The Golden State recently made headlines when several large corporations decided to move their operations to Californian turf. The biggest fish so far is renowned aerospace leader Boeing, which recently shifted its focus from Washington to Los Angeles. The company proposed continued investment in California job growth in general and engineering jobs in particular.

If you dislike excitement and innovation, Boeing probably isn't your ideal employer. The cutting-edge company's California-based intentions include the development of supersonic jet-powered airplanes, low-emission aircraft designs, and futuristic concepts so otherworldly that they haven't even been invented. That's an engineer's job, after all.

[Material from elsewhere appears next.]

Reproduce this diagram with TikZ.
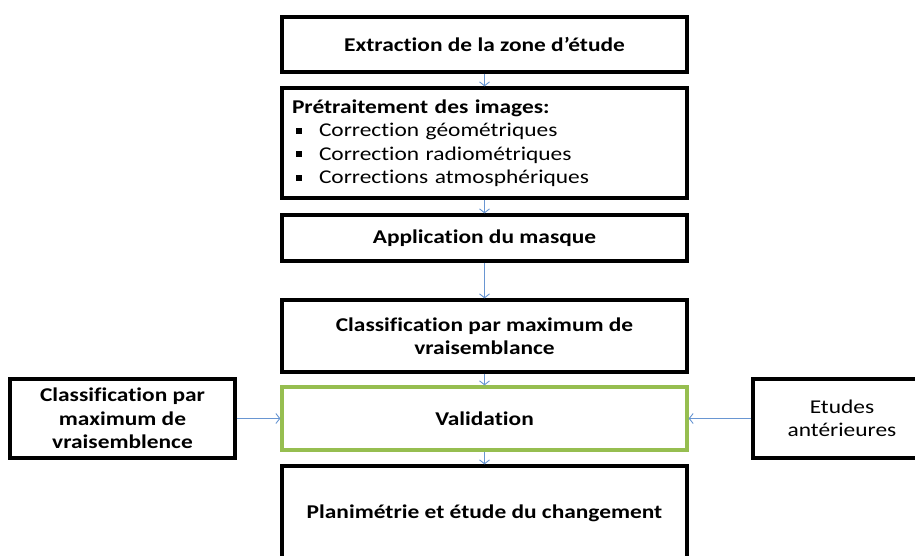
\documentclass[tikz,border=0pt]{standalone}
\usepackage{fontspec}
\setmainfont{Carlito}[FakeStretch=1.2, Ligatures=NoCommon]
\usetikzlibrary{arrows.meta}
\definecolor{flowblue}{RGB}{105,150,210}
\definecolor{valgreen}{RGB}{150,190,80}
\newcommand\puce{\hspace*{4pt}\rule[3pt]{6pt}{6pt}\hspace*{17pt}}

\begin{document}
\begin{tikzpicture}[x=1pt,y=-1pt,
        box/.style={draw, line width=3.2pt, align=center, inner sep=0pt,
            font=\bfseries\fontsize{19.5}{23.5}\selectfont},
        flow/.style={draw=flowblue, line width=0.9pt, -{Straight Barb[length=4pt,width=10pt]}}]
        \useasboundingbox (0,0) rectangle (915,556);
        \clip (0,0) rectangle (915,556);
        \node [box, minimum width=405pt, minimum height=55pt] (extraction) at (484.5,44.5) {Extraction de la zone d’étude};
        \node [box, minimum width=405pt, minimum height=110pt, text width=385pt, align=left] (pretraitement) at (484.5,143)
            {Prétraitement des images:\\
            \mdseries\puce Correction géométriques\\
            \mdseries\puce Correction radiométriques\\
            \mdseries\puce Corrections atmosphériques};
        \node [box, minimum width=405pt, minimum height=46pt] (masque) at (484.5,238) {Application du masque};
        \node [box, minimum width=405pt, minimum height=72pt] (classif) at (484.5,336) {Classification par maximum de\\ vraisemblance};
        \node [box, draw=valgreen, minimum width=405pt, minimum height=63pt] (validation) at (484.5,418.5) {Validation};
        \node [box, minimum width=405pt, minimum height=94pt] (planimetrie) at (484.5,513) {Planimétrie et étude du changement};
        \node [box, minimum width=225pt, minimum height=79pt] (classifext) at (122.5,418.5) {Classification par\\ maximum de\\ vraisemblence};
        \node [box, font=\fontsize{19.5}{23.5}\selectfont, minimum width=178pt, minimum height=79pt] (etudes) at (842,418.5) {Etudes\\ antérieures};
        \draw [flow] (extraction) -- (pretraitement);
        \draw [flow] (pretraitement) -- (masque);
        \draw [flow] (masque) -- (classif);
        \draw [flow] (classif) -- (validation);
        \draw [flow] (validation) -- (planimetrie);
        \draw [flow] (classifext) -- (validation);
        \draw [flow] (etudes) -- (validation);
    \end{tikzpicture}
\end{document}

The revolutionary planes, which Boeing plans to begin sending skyward in a decade or so, will require dedicated engineering input during the design process. Approximately sixty employees in the Puget Sound, Washington, area currently contribute to the project. When the venture reaches its new home in Southern California, it will create twenty to thirty engineering jobs on the spot, and further opportunities are expected to follow.

If hi-tech flying machines aren't your thing, don't fret. California job growth has much to offer the science and engineering sectors; in fact, it outclassed the rest of the country in a recent National Science Foundation (NSF) employment study. In 2011, the report revealed, 786,653 California residents had jobs based in science and engineering. That represents a full 14 percent of America's 5.7 million total science and engineering industry workers.

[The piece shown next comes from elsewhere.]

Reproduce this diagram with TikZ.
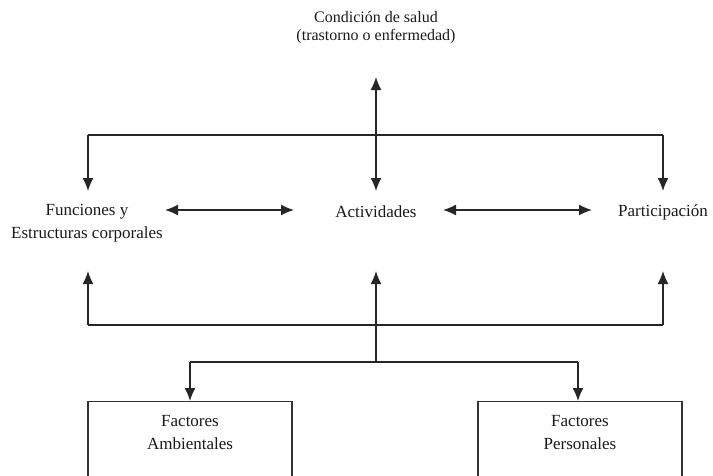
\documentclass[tikz,border=0pt]{standalone}
\usepackage{fontspec}
\setmainfont{Liberation Serif}
\usetikzlibrary{arrows.meta}
\begin{document}
\begin{tikzpicture}[x=1pt,y=-1pt,
  ln/.style={line width=1.4pt, draw=black!85},
  arr/.style={ln,-{Latex[length=13pt,width=11pt]}},
  darr/.style={ln,{Latex[length=13pt,width=11pt]}-{Latex[length=13pt,width=11pt]}},
  lbl/.style={font=\fontsize{17}{23}\selectfont, align=center, inner sep=0pt, text=black!90},
  boxshape/.style={draw=black!80, line width=1.4pt, minimum width=204pt, minimum height=110pt, inner sep=0pt}]
\useasboundingbox (0,0) rectangle (713,475);
\clip (0,0) rectangle (713,475);
% top
\node[lbl, font=\fontsize{16}{18}\selectfont] (cs) at (376,28) {Condición de salud\\(trastorno o enfermedad)};
\coordinate (cstop) at (376,77);
\coordinate (acttop) at (376,191);
\node[lbl] (act) at (376,212) {Actividades};
\node[lbl] (fun) at (87,223) {Funciones y\\Estructuras corporales};
\node[lbl] (par) at (663,212) {Participación};
% top branch
\coordinate (tl) at (88,135);
\coordinate (tr) at (663,135);
\coordinate (funtop) at (88,191);
\coordinate (partop) at (663,191);
\draw[darr] (cstop) -- (acttop);
\draw[ln] (tl) -- (tr);
\draw[arr] (tl) -- (funtop);
\draw[arr] (tr) -- (partop);
% horizontal arrows
\coordinate (h1a) at (165,210);
\coordinate (h1b) at (294,210);
\coordinate (h2a) at (443,210);
\coordinate (h2b) at (592,210);
\draw[darr] (h1a) -- (h1b);
\draw[darr] (h2a) -- (h2b);
% bottom branch
\coordinate (bl) at (88,325);
\coordinate (br) at (663,325);
\coordinate (funbot) at (88,271);
\coordinate (actbot) at (376,271);
\coordinate (parbot) at (663,271);
\coordinate (fm) at (376,362);
\coordinate (fl) at (190,362);
\coordinate (fr) at (578,362);
\draw[ln] (bl) -- (br);
\draw[arr] (bl) -- (funbot);
\draw[arr] (br) -- (parbot);
\draw[arr] (fm) -- (actbot);
\draw[ln] (fl) -- (fr);
% boxes
\node[boxshape, anchor=north] (fa) at (190,401) {};
\node[boxshape, anchor=north] (fp) at (580,401) {};
\node[lbl] (fat) at (190,433) {Factores\\Ambientales};
\node[lbl] (fpt) at (580,433) {Factores\\Personales};
\draw[arr] (fl) -- (fa.north);
\draw[arr] (fr) -- (fr |- fp.north);
\end{tikzpicture}
\end{document}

The NSF report dug deeper still: with 143,329 science and engineering jobs, the Silicon Valley was exposed as a major career hub. Los Angeles wasn't far behind. In 2011, 141,719 people in that city worked in science or engineering. The NSF obtained information for its study from the 2011 American Community Survey conducted by the US Census Bureau. According to NSF data, other promising states include New York, with 328,851 jobs, and Texas, with 450,316 science and engineering positions.

The California job market is booming, and with Boeing's help, the boom could reach supersonic proportions. Simply put, if you want to explore your prospects, head to the West Coast: no other state offers a greater number of engineering jobs. Who knows? Ten years from now, you might be standing on a California runway, watching your airplane design take off—literally.